Tendríamos que ser muy caraduras los peruanos para lanzar la primera piedra en lo que a trabajo e inmigración se trata, como ha propuesto el congresista Apaza. En realidad, tendríamos que ser muy caraduras los seres humanos para plantearnos cualquier clase de restricción en lo que se refiere al derecho de habitar en la porción del planeta que se nos viene en gana. La historia de la humanidad y del progreso es la historia de las migraciones, que se han producido desde que Adán y Eva fueron expulsados del Paraíso y tuvieron que buscarse el propio.

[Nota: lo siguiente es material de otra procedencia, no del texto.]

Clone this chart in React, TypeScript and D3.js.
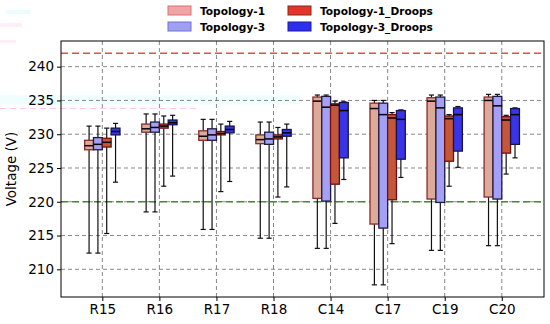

Inquilinos del globo terráqueo, las nacionalidades no son otra cosa que el cariño que se forja en la relación del hombre con un territorio. En ese sentido, los nacionalismos devienen en mecanismos de defensa frente a lo desconocido. Pero lo desconocido, se ha demostrado a lo largo de la historia, es lo cotidiano. Y así el mestizaje es motor de la humanidad que va forjando nuevas formas de comprometerse con el planeta desde el aquí y ahora. Verlo de otro modo ha sido el germen de delirios y genocidios.

Nadie pretende con esto negar el valor de los pueblos originarios. Pero, ¿quién puede detener el reloj del tiempo o quién conoce la hora exacta de cada cuál? Que sepamos, fueron las migraciones las que crearon en sucesión los reinos del Antiguo Perú, y desde el Altiplano los quechuas habrían de tomar la posta, como último estadío de desarrollo milenario, a chavines y chancas y tallanes y moches y chinchas y huancas, y un largo etcétera. Colombianos y venezolanos fueron los padres de la Patria, ayacuchos como el papá de Miguel Grau, que vino de la Gran Colombia a forjar la independencia peruana y se quedó en estas tierras.
Así es como de la fundición de nacionalidades surgieron los Estados Unidos de Norteamérica y la Rusia de hoy, la Argentina acogedora y el Brasil cosmopolita. Un día se sale, otro se regresa. Un día somos los errantes de Latinoamérica, desperdigados por el norte y sur del continente, por Europa y Asia. Peruanos que pensaron en volver y peruanos que no volvieron nunca, y contribuyeron a la humanidad de tierras lejanas. ¿Cerraremos las puertas y el corazón a nuestros congéneres de cualquier nacionalidad que vienen aquí por la razón que sea? ¿Tan necios seremos?

Eso sí, la mínima educación demanda respeto mutuo. Se llega a la casa ajena con responsabilidad, con la mejor disposición de aprender y entregar, de recibir y dar. Se acomide el visitante. Se somete a las leyes de convivencia. No exige privilegios que no tengan los locales. Tampoco abusa de la confianza. No medra ni defrauda. Critica con mesura y no compara. Y el local acoge y reflexiona, sopesa el valor de lo propio, despierta su celo no para mezquinar, sino para agradecer con nuevos ojos lo que significa ser peruano.
Hoy que Venezuela, país hermano, ve a sus hijos partir para buscar refugio frente al régimen tiránico y cruel del chavista Nicolás Maduro, los peruanos debemos renunciar a cualquier pretensión nacionalista. No se trata por cierto de demandar cuotas mínimas de empleo para el inmigrante ni prácticas proteccionistas para el local cuando ya existen cuotas máximas en la legislación vigente. Ambas medidas serían absurdas y redundantes. La libertad es el mejor consejero. La competencia el mejor acicate. Mientras sigamos siendo inquilinos de este globo celeste, que el cariño por el suelo que nos vio nacer nunca ciegue el recuerdo de que nada en realidad nos pertenece.